Back to Word Factory, because I barely touched on it in the above list:

There were, also, again, good discussions about the short story form – Toby Litt is intimidatingly smart, funny and well-read (which is not to say that Dawson and Preston aren’t also these things, as they clearly are, but they didn’t get to talk for as long as Litt) and his theories on Literature v Literary Fiction, the changing shape of the novel (19th century symphony writing v. today’s pop hits), the short story reader as the most daring kind of reader, able to take leaps with the writing and stay in the air, and the writers’ duty to make sure they have somewhere to land, his comments about his love-affair with Charlotte Bronte (‘She would have held me in contempt’) were fascinating. I’d like to see him speak again somewhere, for longer. I’m also looking forward to reading more of Preston and Dawson’s work. Or hearing them read again, because all three of them were great.
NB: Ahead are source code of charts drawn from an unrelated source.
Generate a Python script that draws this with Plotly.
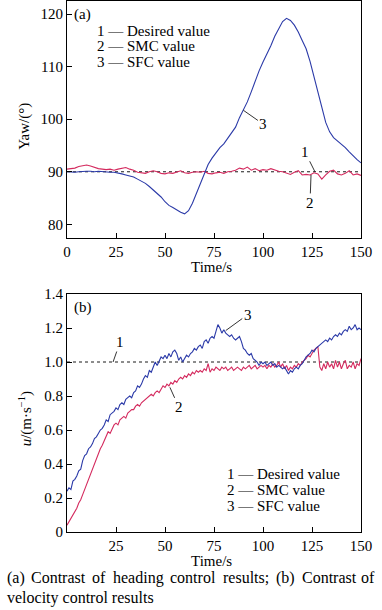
import plotly.graph_objects as go

# ---------------- data ----------------
# (a) heading control, yaw in degrees
T_YAW = list(range(0, 151, 2))
YAW_DESIRED = 90
YAW_SMC = [90.5, 90.6, 90.7, 91.0, 91.2, 91.3, 91.1, 90.8, 90.6, 90.5,
           90.4, 90.5, 90.3, 90.5, 90.6, 90.8, 90.5, 90.3, 89.9, 89.8,
           89.7, 90.0, 90.2, 90.0, 89.7, 89.6, 89.8, 89.7, 90.0, 90.2,
           89.8, 89.7, 89.9, 90.0, 89.9, 90.1, 89.7, 89.6, 89.8, 89.9,
           89.7, 90.0, 90.1, 90.3, 90.7, 90.5, 90.9, 90.3, 90.6, 90.2,
           90.4, 90.3, 90.6, 90.3, 90.1, 90.0, 89.8, 89.5, 89.9, 90.2,
           89.4, 89.5, 89.4, 89.8, 89.6, 88.6, 89.4, 90.1, 90.3, 89.6,
           89.4, 89.7, 90.2, 89.4, 89.6, 89.3]
YAW_SFC = [90.0, 89.9, 89.9, 90.0, 90.1, 90.1, 90.1, 90.0, 90.1, 90.0,
           89.9, 89.9, 89.9, 89.8, 89.6, 89.4, 89.2, 89.0, 88.6, 88.2,
           87.8, 87.2, 86.5, 85.8, 85.2, 84.3, 83.6, 83.2, 82.7, 82.3,
           82.0, 82.6, 84.0, 85.8, 87.8, 89.6, 91.4, 92.6, 93.6, 94.6,
           95.3, 96.4, 97.3, 98.5, 100.3, 101.8, 103.3, 105.2, 107.3, 109.2,
           110.9, 112.4, 114.0, 115.8, 117.3, 118.6, 119.2, 118.8, 117.9, 116.6,
           115.0, 113.4, 111.0, 107.9, 105.0, 102.3, 99.4, 97.6, 96.5, 95.9,
           95.3, 94.6, 93.8, 93.0, 92.3, 91.7]

# (b) velocity control, u in m/s
T_U = list(range(0, 151))
U_DESIRED = 1.0
U_SFC = [0.24, 0.26, 0.25, 0.30, 0.31, 0.33, 0.36, 0.37, 0.42, 0.45,
         0.46, 0.49, 0.50, 0.52, 0.55, 0.56, 0.58, 0.60, 0.61, 0.63,
         0.66, 0.65, 0.69, 0.70, 0.71, 0.73, 0.72, 0.75, 0.76, 0.75,
         0.78, 0.79, 0.80, 0.79, 0.82, 0.83, 0.86, 0.85, 0.87, 0.90,
         0.92, 0.91, 0.95, 0.94, 0.97, 1.00, 0.98, 1.01, 1.03, 1.02,
         1.04, 1.02, 1.05, 1.03, 1.06, 1.07, 1.05, 1.01, 1.03, 1.00,
         1.02, 1.04, 1.03, 1.05, 1.06, 1.08, 1.07, 1.09, 1.10, 1.08,
         1.12, 1.13, 1.11, 1.14, 1.15, 1.14, 1.18, 1.22, 1.20, 1.17,
         1.19, 1.17, 1.16, 1.15, 1.16, 1.14, 1.13, 1.14, 1.15, 1.12,
         1.08, 1.07, 1.05, 1.04, 1.05, 1.02, 1.01, 1.00, 0.98, 1.00,
         0.99, 1.00, 0.98, 0.99, 1.00, 0.98, 0.99, 0.97, 0.98, 0.97,
         0.96, 0.97, 0.95, 0.93, 0.95, 0.94, 0.96, 0.97, 0.96, 0.98,
         0.99, 1.01, 1.03, 1.04, 1.05, 1.07, 1.06, 1.08, 1.09, 1.10,
         1.11, 1.12, 1.13, 1.12, 1.14, 1.13, 1.15, 1.16, 1.15, 1.17,
         1.16, 1.18, 1.19, 1.18, 1.21, 1.19, 1.20, 1.22, 1.19, 1.20, 1.19]
U_SMC = [0.04, 0.06, 0.08, 0.10, 0.12, 0.14, 0.17, 0.19, 0.22, 0.25,
         0.28, 0.32, 0.34, 0.38, 0.40, 0.43, 0.46, 0.49, 0.51, 0.54,
         0.57, 0.59, 0.58, 0.61, 0.63, 0.64, 0.63, 0.66, 0.67, 0.68,
         0.67, 0.70, 0.71, 0.72, 0.72, 0.74, 0.75, 0.74, 0.76, 0.77,
         0.78, 0.79, 0.80, 0.81, 0.80, 0.82, 0.83, 0.82, 0.84, 0.86,
         0.85, 0.87, 0.86, 0.88, 0.87, 0.89, 0.88, 0.90, 0.91, 0.90,
         0.92, 0.91, 0.93, 0.92, 0.94, 0.93, 0.95, 0.94, 0.95, 0.94,
         0.96, 0.95, 0.99, 0.94, 0.96, 0.95, 0.97, 0.96, 0.95, 0.97,
         0.96, 0.97, 0.95, 0.96, 0.97, 0.95, 0.96, 0.97, 0.96, 0.95,
         0.97, 0.96, 0.97, 0.98, 0.96, 0.97, 0.98, 0.96, 0.97, 0.98,
         0.97, 0.98, 0.96, 0.98, 0.97, 0.99, 0.97, 0.98, 1.00, 0.97,
         0.99, 0.96, 0.98, 0.95, 0.97, 0.96, 0.98, 0.97, 0.99, 0.98,
         1.00, 1.01, 1.02, 1.04, 1.03, 1.05, 1.07, 1.08, 1.09, 0.97,
         0.95, 0.99, 0.96, 1.00, 0.97, 0.99, 0.96, 1.01, 0.97, 1.00,
         0.96, 0.99, 1.01, 0.96, 0.98, 0.97, 1.00, 0.96, 0.99, 0.98, 1.02]

X_TICKS_A = [0, 25, 50, 75, 100, 125, 150]
X_TICKS_B = [25, 50, 75, 100, 125, 150]
Y_TICKS_A = [80, 90, 100, 110, 120]
Y_TICKS_B = [0, 0.2, 0.4, 0.6, 0.8, 1.0, 1.2, 1.4]
Y_TICKTEXT_B = ["0", "0.2", "0.4", "0.6", "0.8", "1.0", "1.2", "1.4"]
LEGEND_LINES = ["1 — Desired value", "2 — SMC value", "3 — SFC value"]
CAPTION_LINE1 = ["(a)", "Contrast", "of", "heading", "control", "results;", "(b)", "Contrast", "of"]
CAPTION_LINE2 = "velocity control results"

# ---------------- style ----------------
FONT = "Liberation Serif, Times New Roman, serif"
BLUE = "#2b3aa8"
RED = "#d42a5e"
LW = 1.1

fig = go.Figure()
fig.add_trace(go.Scatter(x=[0, 150], y=[YAW_DESIRED, YAW_DESIRED], mode="lines",
                         line=dict(color="black", width=0.9, dash="dot"), xaxis="x", yaxis="y"))
fig.add_trace(go.Scatter(x=T_YAW, y=YAW_SMC, mode="lines", line=dict(color=RED, width=LW),
                         xaxis="x", yaxis="y"))
fig.add_trace(go.Scatter(x=T_YAW, y=YAW_SFC, mode="lines", line=dict(color=BLUE, width=LW),
                         xaxis="x", yaxis="y"))
fig.add_trace(go.Scatter(x=[0, 150], y=[U_DESIRED, U_DESIRED], mode="lines",
                         line=dict(color="black", width=0.9, dash="dot"), xaxis="x2", yaxis="y2"))
fig.add_trace(go.Scatter(x=T_U, y=U_SMC, mode="lines", line=dict(color=RED, width=LW),
                         xaxis="x2", yaxis="y2"))
fig.add_trace(go.Scatter(x=T_U, y=U_SFC, mode="lines", line=dict(color=BLUE, width=LW),
                         xaxis="x2", yaxis="y2"))

axis_common = dict(showline=True, linecolor="black", linewidth=1, mirror=True,
                   ticks="inside", ticklen=5, tickwidth=1, tickcolor="black",
                   showgrid=False, zeroline=False, automargin=False,
                   tickfont=dict(family=FONT, size=15, color="black"))

fig.update_layout(
    width=382, height=610,
    margin=dict(l=67, r=21, t=1, b=78, autoexpand=False),
    paper_bgcolor="white", plot_bgcolor="white",
    showlegend=False,
    font=dict(family=FONT, size=15, color="black"),
    xaxis=dict(range=[0, 150], tickvals=X_TICKS_A, domain=[0, 1], anchor="y", **axis_common),
    yaxis=dict(range=[77.4, 122.5], tickvals=Y_TICKS_A, domain=[0.5537, 1], anchor="x", **axis_common),
    xaxis2=dict(range=[0, 150], tickvals=X_TICKS_B, domain=[0, 1], anchor="y2", **axis_common),
    yaxis2=dict(range=[0, 1.4], tickvals=Y_TICKS_B, ticktext=Y_TICKTEXT_B, domain=[0, 0.4482],
                anchor="x2", **axis_common),
)

ann = []
tf = dict(family=FONT, size=15, color="black")
# panel labels
ann.append(dict(text="(a)", xref="x domain", yref="y domain", x=0.017, y=0.945,
                xanchor="left", yanchor="middle", showarrow=False, font=tf))
ann.append(dict(text="(b)", xref="x2 domain", yref="y2 domain", x=0.017, y=0.945,
                xanchor="left", yanchor="middle", showarrow=False, font=tf))
# legends as text
for i, (ya, yb) in enumerate(zip([0.874, 0.811, 0.744], [0.244, 0.176, 0.109])):
    ann.append(dict(text=LEGEND_LINES[i], xref="x domain", yref="y domain", x=0.095, y=ya,
                    xanchor="left", yanchor="middle", showarrow=False, font=tf))
    ann.append(dict(text=LEGEND_LINES[i], xref="x2 domain", yref="y2 domain", x=0.537, y=yb,
                    xanchor="left", yanchor="middle", showarrow=False, font=tf))

arrow = dict(showarrow=True, arrowhead=0, arrowwidth=0.8, arrowcolor="black", standoff=0,
             font=tf)
# leader labels, top
ann.append(dict(text="3", xref="x", yref="y", x=90, y=101.7, ax=20, ay=14, **arrow))
ann.append(dict(text="1", xref="x", yref="y", x=126.5, y=90, ax=-10, ay=-20, **arrow))
ann.append(dict(text="2", xref="x", yref="y", x=124.5, y=89.4, ax=-1, ay=28, **arrow))
# leader labels, bottom
ann.append(dict(text="3", xref="x2", yref="y2", x=81, y=1.185, ax=22, ay=-16, **arrow))
ann.append(dict(text="1", xref="x2", yref="y2", x=23.5, y=1.0, ax=7, ay=-20, **arrow))
ann.append(dict(text="2", xref="x2", yref="y2", x=52.5, y=0.851, ax=9, ay=20, **arrow))

# axis titles
centre = dict(xanchor="center", yanchor="middle", showarrow=False, font=tf)
ann.append(dict(text="Yaw/(°)", xref="paper", yref="paper", x=-0.143, y=0.765, textangle=-90,
                **centre))
ann.append(dict(text="<i>u</i>/(m·s<sup>−1</sup>)", xref="paper", yref="paper", x=-0.143, y=0.214,
                textangle=-90, **centre))
ann.append(dict(text="Time/s", xref="paper", yref="paper", x=0.493, y=0.499, **centre))
ann.append(dict(text="Time/s", xref="paper", yref="paper", x=0.493, y=-0.054, **centre))

# caption, first line justified word by word (pixel centres -> paper coords)
cf = dict(family=FONT, size=16, color="black")
word_px = [5, 58.0, 99.0, 138.1, 193.3, 246.2, 285.9, 329.5, 377]
for j, w in enumerate(CAPTION_LINE1):
    anchor = "left" if j == 0 else ("right" if j == len(CAPTION_LINE1) - 1 else "center")
    ann.append(dict(text=w, xref="paper", yref="paper", x=(word_px[j] - 67) / 294, y=-0.086,
                    xanchor=anchor, yanchor="middle", showarrow=False, font=cf))
ann.append(dict(text=CAPTION_LINE2, xref="paper", yref="paper",
                x=-0.211, y=-0.124, xanchor="left", yanchor="middle", showarrow=False, font=cf))

fig.update_layout(annotations=ann)
fig.write_html("out.html", config={"displayModeBar": False},
               post_script="document.body.style.margin='0';document.body.style.overflow='hidden';")
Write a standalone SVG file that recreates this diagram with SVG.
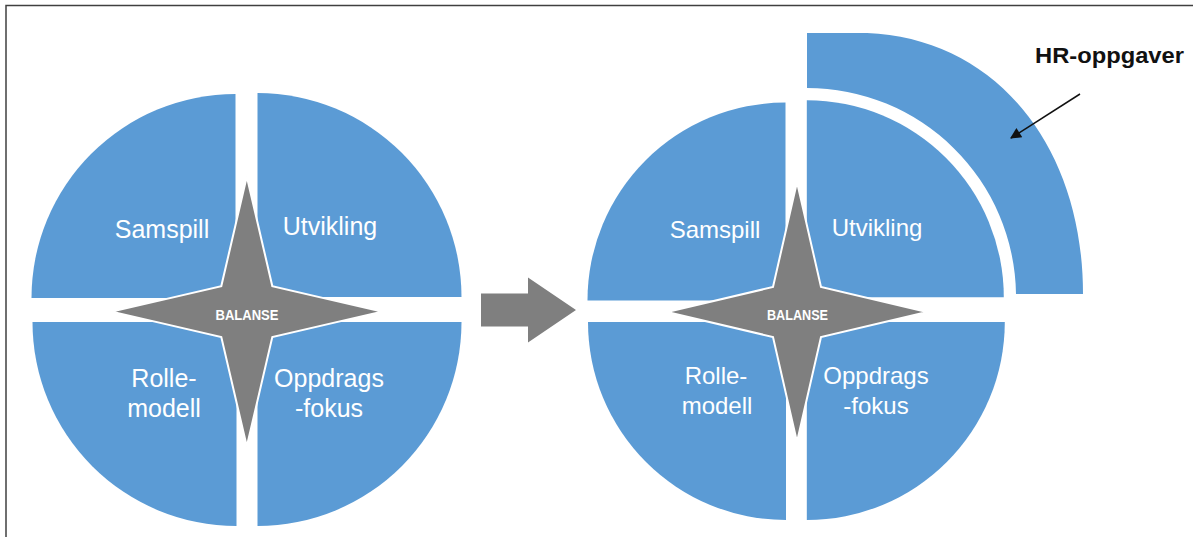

I also got talking to Catherine McNamara – a short story writer with a book currently out (see HERE for blogging and links to buy), who I was sat next to. She gave me some good advice about online resources for writers and short story collections to check out, and we actually started discussing the short story reader as a type just before it came up in conversation between Litt and Cathy Galvin. It was a great, if short, chat, and encouraging, and I hope to see her again in a couple of months, having read her collection.